Spontaneous and non spontaneous reactions.

You can consider the process "kitchen salt dissolves in water" as a changing system.
First you have salt(s) and water(l), and afterwards a salt solution appears:

NaCl(s) NaCl(aq)       ΔH > 0
This is not really a chemical reaction, but something happens with the particles:
  1. The ionic lattice is broken
  2. The ions are being hydrated (surrounded by water molecules)
  3. The total process is endothermic (costs energy), and still the total process is spontaneous. The reason for that is dhe enormous increase of entropy during this process.


This yes or no occurrence of a chemical reaction has everthing to do with the thermodynamical data.
there is a so called second main law of thermodynamics, saying:

Processes are spontaneous when there is increase of entropy.

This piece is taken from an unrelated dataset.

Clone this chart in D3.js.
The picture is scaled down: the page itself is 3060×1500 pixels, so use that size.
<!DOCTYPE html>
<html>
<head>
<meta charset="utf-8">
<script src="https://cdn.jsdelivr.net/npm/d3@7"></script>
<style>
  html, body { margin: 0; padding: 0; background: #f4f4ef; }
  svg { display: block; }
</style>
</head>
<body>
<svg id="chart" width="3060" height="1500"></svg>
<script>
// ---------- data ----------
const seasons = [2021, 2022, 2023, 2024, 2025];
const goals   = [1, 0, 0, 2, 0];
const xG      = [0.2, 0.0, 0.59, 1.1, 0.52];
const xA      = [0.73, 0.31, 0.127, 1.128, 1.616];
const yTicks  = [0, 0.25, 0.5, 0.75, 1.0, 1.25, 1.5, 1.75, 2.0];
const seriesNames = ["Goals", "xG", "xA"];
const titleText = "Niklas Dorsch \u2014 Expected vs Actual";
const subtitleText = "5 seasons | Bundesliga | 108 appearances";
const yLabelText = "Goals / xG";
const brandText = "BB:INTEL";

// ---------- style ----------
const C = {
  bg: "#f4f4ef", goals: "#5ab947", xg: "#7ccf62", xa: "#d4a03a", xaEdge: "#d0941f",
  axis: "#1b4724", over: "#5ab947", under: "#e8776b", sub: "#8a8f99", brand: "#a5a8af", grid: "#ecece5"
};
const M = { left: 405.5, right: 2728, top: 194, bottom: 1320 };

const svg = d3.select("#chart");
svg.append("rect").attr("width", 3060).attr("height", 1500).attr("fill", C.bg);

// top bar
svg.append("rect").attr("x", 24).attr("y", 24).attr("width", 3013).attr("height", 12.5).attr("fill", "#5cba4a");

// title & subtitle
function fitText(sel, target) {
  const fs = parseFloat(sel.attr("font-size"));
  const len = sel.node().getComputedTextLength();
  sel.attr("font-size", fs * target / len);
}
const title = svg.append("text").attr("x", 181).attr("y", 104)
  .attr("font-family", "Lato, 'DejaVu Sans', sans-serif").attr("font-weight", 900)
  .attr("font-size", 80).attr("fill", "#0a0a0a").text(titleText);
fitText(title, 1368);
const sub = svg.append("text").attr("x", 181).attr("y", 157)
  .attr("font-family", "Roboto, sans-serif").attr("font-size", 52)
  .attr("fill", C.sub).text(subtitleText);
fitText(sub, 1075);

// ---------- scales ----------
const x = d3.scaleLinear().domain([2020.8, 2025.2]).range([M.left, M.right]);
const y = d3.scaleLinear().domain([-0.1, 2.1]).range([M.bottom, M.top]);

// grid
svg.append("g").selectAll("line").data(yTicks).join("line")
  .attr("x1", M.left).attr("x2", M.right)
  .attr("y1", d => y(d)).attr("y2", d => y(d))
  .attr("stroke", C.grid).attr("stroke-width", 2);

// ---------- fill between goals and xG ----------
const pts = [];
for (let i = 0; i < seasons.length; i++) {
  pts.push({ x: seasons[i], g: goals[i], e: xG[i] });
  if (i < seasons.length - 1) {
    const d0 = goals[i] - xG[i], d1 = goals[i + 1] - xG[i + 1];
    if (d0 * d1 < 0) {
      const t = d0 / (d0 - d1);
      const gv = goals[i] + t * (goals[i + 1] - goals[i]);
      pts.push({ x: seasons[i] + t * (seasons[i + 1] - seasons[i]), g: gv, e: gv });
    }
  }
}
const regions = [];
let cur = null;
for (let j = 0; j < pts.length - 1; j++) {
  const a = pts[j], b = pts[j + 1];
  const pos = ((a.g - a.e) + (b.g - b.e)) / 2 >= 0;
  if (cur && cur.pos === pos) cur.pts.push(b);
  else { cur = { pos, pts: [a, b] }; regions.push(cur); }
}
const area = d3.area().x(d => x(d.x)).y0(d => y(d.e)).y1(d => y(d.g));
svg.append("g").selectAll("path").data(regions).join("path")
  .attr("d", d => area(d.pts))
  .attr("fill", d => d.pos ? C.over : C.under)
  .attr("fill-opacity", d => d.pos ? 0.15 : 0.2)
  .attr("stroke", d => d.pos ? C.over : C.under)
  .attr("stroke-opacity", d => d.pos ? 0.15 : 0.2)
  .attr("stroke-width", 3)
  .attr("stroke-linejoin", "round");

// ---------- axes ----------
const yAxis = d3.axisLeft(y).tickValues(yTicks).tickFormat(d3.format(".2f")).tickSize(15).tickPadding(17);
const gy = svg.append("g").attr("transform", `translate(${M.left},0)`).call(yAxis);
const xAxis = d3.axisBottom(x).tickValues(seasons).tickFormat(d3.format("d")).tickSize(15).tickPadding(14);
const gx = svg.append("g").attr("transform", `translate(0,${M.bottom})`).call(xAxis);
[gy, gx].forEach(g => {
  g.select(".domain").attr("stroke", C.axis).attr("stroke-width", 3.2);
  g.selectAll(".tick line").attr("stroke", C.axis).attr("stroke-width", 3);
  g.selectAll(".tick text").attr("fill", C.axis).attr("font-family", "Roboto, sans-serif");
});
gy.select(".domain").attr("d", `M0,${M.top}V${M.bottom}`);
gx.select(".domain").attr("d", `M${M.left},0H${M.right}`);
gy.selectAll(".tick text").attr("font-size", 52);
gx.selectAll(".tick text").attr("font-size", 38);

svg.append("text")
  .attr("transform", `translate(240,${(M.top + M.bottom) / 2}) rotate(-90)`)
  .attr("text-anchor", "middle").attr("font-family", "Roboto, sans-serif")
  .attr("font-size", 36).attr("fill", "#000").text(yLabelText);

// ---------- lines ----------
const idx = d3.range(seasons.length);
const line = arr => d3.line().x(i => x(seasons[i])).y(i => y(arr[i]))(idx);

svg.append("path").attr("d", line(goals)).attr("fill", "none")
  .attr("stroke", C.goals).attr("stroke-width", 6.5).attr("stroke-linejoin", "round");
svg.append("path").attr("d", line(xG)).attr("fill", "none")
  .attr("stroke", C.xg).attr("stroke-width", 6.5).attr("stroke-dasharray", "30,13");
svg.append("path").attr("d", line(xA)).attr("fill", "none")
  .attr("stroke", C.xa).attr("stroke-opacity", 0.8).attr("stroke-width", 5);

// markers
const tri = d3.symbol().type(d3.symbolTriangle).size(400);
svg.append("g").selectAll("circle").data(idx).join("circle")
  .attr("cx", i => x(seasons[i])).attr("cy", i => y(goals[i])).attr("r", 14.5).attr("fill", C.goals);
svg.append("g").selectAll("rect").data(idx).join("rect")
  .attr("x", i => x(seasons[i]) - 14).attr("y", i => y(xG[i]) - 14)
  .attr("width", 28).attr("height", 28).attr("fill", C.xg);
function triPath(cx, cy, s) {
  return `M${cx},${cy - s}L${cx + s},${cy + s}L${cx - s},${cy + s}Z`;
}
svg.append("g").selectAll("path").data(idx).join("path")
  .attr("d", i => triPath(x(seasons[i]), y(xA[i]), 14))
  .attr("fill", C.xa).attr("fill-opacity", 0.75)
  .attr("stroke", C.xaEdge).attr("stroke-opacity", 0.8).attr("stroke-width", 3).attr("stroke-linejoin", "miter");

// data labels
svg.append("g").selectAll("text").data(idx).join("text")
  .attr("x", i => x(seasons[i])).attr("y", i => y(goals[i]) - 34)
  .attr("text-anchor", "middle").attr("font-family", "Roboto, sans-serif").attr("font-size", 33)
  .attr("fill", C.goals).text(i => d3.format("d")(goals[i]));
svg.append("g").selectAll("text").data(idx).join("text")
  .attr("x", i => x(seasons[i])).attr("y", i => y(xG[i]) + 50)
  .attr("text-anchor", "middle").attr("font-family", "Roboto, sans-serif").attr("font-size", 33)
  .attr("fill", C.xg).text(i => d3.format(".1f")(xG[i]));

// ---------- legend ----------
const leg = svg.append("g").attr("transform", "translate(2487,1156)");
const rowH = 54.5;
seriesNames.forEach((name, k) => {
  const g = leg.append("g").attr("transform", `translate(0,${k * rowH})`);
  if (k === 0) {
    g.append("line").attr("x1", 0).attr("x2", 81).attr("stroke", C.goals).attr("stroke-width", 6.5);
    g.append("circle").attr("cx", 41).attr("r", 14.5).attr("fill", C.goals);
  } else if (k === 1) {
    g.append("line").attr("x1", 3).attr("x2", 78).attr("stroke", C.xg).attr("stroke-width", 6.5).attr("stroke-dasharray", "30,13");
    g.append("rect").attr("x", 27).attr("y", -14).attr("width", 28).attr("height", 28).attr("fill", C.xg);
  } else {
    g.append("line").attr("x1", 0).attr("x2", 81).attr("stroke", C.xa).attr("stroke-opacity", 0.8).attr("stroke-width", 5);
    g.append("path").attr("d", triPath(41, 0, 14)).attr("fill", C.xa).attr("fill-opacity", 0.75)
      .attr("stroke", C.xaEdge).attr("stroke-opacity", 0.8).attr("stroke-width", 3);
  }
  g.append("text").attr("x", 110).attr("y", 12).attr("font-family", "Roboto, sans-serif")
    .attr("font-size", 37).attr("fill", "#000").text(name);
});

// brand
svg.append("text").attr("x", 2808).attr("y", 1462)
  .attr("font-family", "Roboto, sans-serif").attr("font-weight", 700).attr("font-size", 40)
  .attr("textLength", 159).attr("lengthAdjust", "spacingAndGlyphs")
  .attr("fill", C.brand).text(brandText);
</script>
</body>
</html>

You can also say: if the amount of disorder increases during a chemical process, than this process is spontaneously, even if the process is endothermic.

If ions in an ionic lattice are removed from each other, and can freely move throughout the solution, than the amount of disorder has increased as also the entropy.
Dissolving a salt in water is clearly a spontaneous process.

Now imagine an explosion: a solid, with lots of order (little entropy) changes completely into gases (lots of disorder, lot of entropy); Explosion must be very spontaneous.